I have the following cluster members:

  • m1 : seeds = [m1, down_member]
  • m2 : seeds = [m2, m1, down_member]

down_member is a member that just crashed.

If I start m1 and m2 pretty much at the same time, both members try to contact the seeds, and since no other seed is up, eventually m1 starts to join to itself. In the meantime, m2 sends a Join request to m1, which replies with InitJoinNack because it hasn’t fully initialized yet. The m2 upon receiving the InitJoinNack stops retrying to join m1, and eventually joins to itself, creating a separate cluster.

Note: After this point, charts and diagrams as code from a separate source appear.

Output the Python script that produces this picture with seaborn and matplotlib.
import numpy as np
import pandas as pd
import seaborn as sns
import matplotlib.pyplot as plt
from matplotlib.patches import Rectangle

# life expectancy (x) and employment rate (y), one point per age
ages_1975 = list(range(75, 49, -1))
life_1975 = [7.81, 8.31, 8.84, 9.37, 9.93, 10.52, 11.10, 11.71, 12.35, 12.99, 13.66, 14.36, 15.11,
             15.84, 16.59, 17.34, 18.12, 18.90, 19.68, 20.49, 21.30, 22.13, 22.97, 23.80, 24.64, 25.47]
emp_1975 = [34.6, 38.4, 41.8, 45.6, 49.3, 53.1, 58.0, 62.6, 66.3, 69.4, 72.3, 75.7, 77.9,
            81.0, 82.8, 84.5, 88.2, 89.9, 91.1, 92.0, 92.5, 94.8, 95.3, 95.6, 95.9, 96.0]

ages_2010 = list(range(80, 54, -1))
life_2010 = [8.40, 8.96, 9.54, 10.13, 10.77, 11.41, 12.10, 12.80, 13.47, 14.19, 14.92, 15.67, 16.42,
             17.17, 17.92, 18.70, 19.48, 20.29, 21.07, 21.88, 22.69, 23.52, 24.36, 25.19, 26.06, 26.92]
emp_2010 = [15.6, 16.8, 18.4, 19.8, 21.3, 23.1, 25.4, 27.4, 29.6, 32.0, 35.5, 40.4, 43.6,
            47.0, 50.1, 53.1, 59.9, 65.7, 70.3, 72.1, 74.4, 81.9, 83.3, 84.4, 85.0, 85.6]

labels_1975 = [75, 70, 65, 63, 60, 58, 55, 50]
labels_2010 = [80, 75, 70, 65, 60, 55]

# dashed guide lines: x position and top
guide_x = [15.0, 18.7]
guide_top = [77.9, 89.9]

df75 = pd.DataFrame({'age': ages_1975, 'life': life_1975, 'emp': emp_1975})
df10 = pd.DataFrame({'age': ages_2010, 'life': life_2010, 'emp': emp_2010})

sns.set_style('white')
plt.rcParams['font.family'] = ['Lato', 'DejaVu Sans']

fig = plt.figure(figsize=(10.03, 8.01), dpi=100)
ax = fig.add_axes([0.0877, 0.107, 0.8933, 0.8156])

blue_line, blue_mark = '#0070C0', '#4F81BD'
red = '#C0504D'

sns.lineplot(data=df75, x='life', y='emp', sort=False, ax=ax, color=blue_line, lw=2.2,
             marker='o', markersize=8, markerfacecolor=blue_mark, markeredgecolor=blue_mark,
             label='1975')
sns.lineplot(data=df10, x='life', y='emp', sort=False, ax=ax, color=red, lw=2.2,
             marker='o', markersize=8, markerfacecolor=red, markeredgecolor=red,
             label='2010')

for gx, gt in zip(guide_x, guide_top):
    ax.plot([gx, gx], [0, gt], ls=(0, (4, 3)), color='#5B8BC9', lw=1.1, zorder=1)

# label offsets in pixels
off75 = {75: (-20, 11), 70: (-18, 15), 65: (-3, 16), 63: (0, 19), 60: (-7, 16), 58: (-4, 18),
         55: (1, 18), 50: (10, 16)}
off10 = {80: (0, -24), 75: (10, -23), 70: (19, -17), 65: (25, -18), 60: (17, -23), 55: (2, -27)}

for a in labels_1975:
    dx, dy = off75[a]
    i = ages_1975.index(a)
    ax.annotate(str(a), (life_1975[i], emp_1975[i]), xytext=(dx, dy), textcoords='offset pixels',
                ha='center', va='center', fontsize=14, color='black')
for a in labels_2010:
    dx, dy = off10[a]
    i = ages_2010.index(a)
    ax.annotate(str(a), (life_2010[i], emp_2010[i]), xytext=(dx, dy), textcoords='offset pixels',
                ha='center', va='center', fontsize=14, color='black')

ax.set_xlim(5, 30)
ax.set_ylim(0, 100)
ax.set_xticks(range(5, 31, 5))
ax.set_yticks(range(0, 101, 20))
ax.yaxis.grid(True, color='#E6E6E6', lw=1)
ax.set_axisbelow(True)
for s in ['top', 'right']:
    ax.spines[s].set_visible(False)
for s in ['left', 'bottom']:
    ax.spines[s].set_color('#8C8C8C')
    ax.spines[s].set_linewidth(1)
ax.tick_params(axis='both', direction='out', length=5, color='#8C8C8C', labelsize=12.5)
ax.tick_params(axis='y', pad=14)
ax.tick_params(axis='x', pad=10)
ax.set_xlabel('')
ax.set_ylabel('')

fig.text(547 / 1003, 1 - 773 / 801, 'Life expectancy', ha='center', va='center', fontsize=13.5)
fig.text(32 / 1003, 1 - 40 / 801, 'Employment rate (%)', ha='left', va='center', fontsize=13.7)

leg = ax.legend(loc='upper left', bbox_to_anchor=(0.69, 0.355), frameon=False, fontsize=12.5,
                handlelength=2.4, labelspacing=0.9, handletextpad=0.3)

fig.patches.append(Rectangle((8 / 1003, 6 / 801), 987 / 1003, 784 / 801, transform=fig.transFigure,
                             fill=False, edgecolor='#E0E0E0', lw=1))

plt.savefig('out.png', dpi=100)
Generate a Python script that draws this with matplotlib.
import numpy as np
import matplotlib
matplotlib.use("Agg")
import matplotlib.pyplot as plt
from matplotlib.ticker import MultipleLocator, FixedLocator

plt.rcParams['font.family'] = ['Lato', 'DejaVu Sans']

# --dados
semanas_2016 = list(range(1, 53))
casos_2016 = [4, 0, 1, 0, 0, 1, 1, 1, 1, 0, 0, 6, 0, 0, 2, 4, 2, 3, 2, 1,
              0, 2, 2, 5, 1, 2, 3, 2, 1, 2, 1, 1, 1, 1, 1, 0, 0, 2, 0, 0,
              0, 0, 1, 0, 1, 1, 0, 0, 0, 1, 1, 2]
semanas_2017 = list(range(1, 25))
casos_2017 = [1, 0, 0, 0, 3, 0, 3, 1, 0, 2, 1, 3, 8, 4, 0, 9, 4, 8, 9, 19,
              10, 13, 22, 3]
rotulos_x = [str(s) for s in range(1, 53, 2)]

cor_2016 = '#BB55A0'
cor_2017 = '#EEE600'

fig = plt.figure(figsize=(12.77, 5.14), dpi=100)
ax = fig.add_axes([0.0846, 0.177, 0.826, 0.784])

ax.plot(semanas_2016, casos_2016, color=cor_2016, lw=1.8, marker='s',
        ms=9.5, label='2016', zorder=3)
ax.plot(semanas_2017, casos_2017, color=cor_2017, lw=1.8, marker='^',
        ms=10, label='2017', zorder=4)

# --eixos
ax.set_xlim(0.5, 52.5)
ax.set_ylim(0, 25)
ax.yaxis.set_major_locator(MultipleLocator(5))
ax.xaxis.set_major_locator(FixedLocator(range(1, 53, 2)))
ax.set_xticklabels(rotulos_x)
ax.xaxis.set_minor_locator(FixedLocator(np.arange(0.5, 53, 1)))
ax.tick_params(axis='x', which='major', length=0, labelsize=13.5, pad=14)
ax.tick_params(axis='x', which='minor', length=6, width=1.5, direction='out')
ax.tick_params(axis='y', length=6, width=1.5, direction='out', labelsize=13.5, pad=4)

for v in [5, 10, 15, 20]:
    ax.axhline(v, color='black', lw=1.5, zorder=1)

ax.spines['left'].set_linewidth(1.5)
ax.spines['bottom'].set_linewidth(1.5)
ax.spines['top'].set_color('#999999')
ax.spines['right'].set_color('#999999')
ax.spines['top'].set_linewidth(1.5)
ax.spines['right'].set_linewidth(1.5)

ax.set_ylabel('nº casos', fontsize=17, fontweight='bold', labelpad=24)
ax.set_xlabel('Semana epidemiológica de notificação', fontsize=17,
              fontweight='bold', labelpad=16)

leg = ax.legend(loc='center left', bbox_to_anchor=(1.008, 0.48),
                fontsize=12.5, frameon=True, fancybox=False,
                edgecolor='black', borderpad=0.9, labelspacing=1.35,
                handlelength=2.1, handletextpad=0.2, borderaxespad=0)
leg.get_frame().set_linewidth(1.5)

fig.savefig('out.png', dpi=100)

I’d like to understand why m2 doesn’t re-try after the InitJoinAck, and if there’s anyway I can force this.

I’m not able to ensure the seeds are correct all the time, because of the dynamic nature of the cluster (intances going down or up any time, i.e. autoscale/downscale)

Thanks

If you’re using statically configured seeds you should make sure they all contain the same list, particularly the first node should be the same. Nodes first try and contact the seed nodes and if that process fails then the first node in the list is allowed to start a cluster so if you have two different lists with a different first node you can end up with two clusters.

1 Like

Unfortunately, the seeds are not static. Instances are EC2s that can go up and down any time, so seed listing has to be dynamic.

In that case you will not be able to use a seed node list in configuration to form a cluster. One option would be Akka Cluster Bootstrap for such scenarios.